Mark Golding, the country’s justice minister, told The Gleaner yesterday that he expects a draft bill, which is intended to create the framework for making the country a republic, to be ready by September.

“That is coming. It will before Cabinet either Monday or Monday after that,” Golding told The Gleaner.

If Cabinet signs off on the proposed bill, drafting instructions will be given to the Office of the Chief Parliamentary Counsel, and thereafter the bill would be tabled in Parliament.

“We know exactly what we are doing in terms of legislatively how we will go about it. I anticipate that those bills will be ready this calendar year,” Golding said.

Prime Minister Portia Simpson Miller, in her swearing-in address on January 5, had said Jamaica’s golden jubilee would see the country making significant strides towards breaking its attachment to the British Empire.

“I love The Queen. She is a beautiful lady, and apart from being a beautiful lady, a wise lady and a wonderful lady, but I think time come,” Simpson Miller said.

Similarly, former Prime Minister Bruce Golding last April said Jamaica should replace The Queen as head of state before Independence Day this year. Jamaica will mark 50 years of Independence on August 6.

“I have long believed that if I am to have a queen, it must be a Jamaican queen. I would not wish to see us celebrate 50 years of Independence without completing that part of our ‘sovereignisation’, for want of a better word,” he told legislators.

CCJ promise

In the meantime, the Simpson Miller administration, on Tuesday, made good on a promise to table bills in Parliament to pave the way for the abolition of appeals to the Judicial Committee of the Privy Council, replacing it with the Caribbean Court of Justice (CCJ) as Jamaica’s final appellate court.

Simpson Miller, who is currently in England for the opening ceremony of the Olympic Games, will open the debate on the bills in the House of Representatives next week.

With one of the bills being a proposed constitutional amendment, it will have to remain on the table for three months before a second reading and a further three months before a vote is taken on it.

Golding said the Government sought to table the CCJ bills “because we see them as more urgent bills”.

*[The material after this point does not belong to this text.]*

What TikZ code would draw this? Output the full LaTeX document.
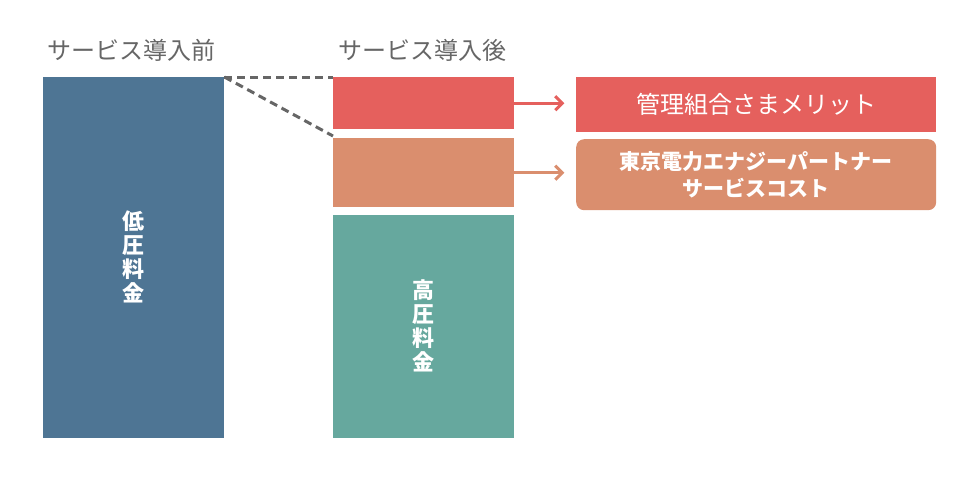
\documentclass[tikz,border=0pt]{standalone}
\usepackage{fontspec}
\setmainfont{Noto Sans CJK JP}
\usepackage{xcolor}
\usetikzlibrary{arrows.meta,positioning}

\definecolor{lowblue}{HTML}{4E7594}
\definecolor{meritred}{HTML}{E5605D}
\definecolor{costorange}{HTML}{DA8E6E}
\definecolor{highteal}{HTML}{66A89E}
\definecolor{titlegray}{HTML}{666666}

\begin{document}
\begin{tikzpicture}[x=1pt,y=-1pt,
	bar/.style={rectangle,anchor=north west,inner sep=0pt,text=white,font=\bfseries\fontsize{22}{24}\selectfont,align=center},
	caption/.style={anchor=center,text=titlegray,font=\fontsize{24}{26}\selectfont},
	flow/.style={line width=3pt,-{Straight Barb[length=7pt,width=14pt,line width=3pt]}}]
	\useasboundingbox (0,0) rectangle (980,480);

	% titles
	\node[caption] (tbefore) at (131,50) {サービス導入前};
	\node[caption] (tafter) at (422,50) {サービス導入後};

	% before
	\node[bar,fill=lowblue,minimum width=181pt,minimum height=361pt] (low) at (43,77) {};
	\node[bar] (lowtext) at ([yshift=-180pt]low.north) [anchor=center] {低\\圧\\料\\金};

	% after
	\node[bar,fill=meritred,minimum width=181pt,minimum height=52pt] (merit) at (333,77) {};
	\node[bar,fill=costorange,minimum width=181pt,minimum height=69pt] (cost) at (333,138) {};
	\node[bar,fill=highteal,minimum width=181pt,minimum height=223pt] (high) at (333,215) {};
	\node[bar] (hightext) at ([yshift=-111pt]high.north) [anchor=center] {高\\圧\\料\\金};

	% result boxes
	\node[bar,fill=meritred,minimum width=360pt,minimum height=55pt] (meritbox) at (576,77) {};
	\node[text=white,font=\fontsize{24}{26}\selectfont] (merittext) at (meritbox.center) {管理組合さまメリット};
	\node[bar,fill=costorange,minimum width=360pt,minimum height=71pt,rounded corners=8pt] (costbox) at (576,139) {};
	\node[text=white,font=\bfseries\fontsize{21}{27}\selectfont,align=center] (costtext) at (costbox.center) {東京電力エナジーパートナー\\サービスコスト};

	% dashed guides
	\draw[titlegray,line width=3pt,dash pattern=on 8pt off 5pt] (low.north east) -- (merit.north west);
	\draw[titlegray,line width=3pt,dash pattern=on 8pt off 5pt] (low.north east) -- ([yshift=2pt]cost.north west);

	% arrows
	\draw[flow,meritred] (merit.east) -- ++(50,0) coordinate (mend);
	\draw[flow,costorange] (cost.east) -- ++(50,0) coordinate (cend);
\end{tikzpicture}
\end{document}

In order to establish the CCJ, the bill, which is proposing to amend the Constitution, requires a two-thirds support in both the House and the Senate.

The Government has a two-thirds majority in the House and one less than two-thirds in the Senate.

The parliamentary opposition has indicated it will only support the CCJ as Jamaica’s final appellate court if the matter is put to the country and approved in a referendum. The Government has shunned that request.

“We disagree with them on that issue. It’s not legally required or constitutionally required. We think it is a bad idea to be having issues that do not require referendum to be dealt with in that way,” Mark Golding said.

He further argued that the Privy Council was a very expensive option when compared to the CCJ. He said the cost of taking cases to the Privy Council was prohibitive.

“We have a bill owed to a firm of solicitors in London in relation to a tax appeal, it’s 170,000 (pounds) … . Solicitors and barristers in London are charging 500 (pounds) an hour. It’s a very expensive proposition. Plus plane fares to get there, accommodation is very expensive, and you need a visa,” the justice minister said.

Opposition Leader Andrew Holness, apart from being strident in his call for a referendum on whether Jamaica fully accedes to the CCJ, has labelled the move to amend the Constitution as a distraction from the economic challenges confronting the nation.

“You will have my support when you tell me how CCJ and Queen are going to help end poverty in Jamaica,” Holness said during the recent Budget Debate in Parliament.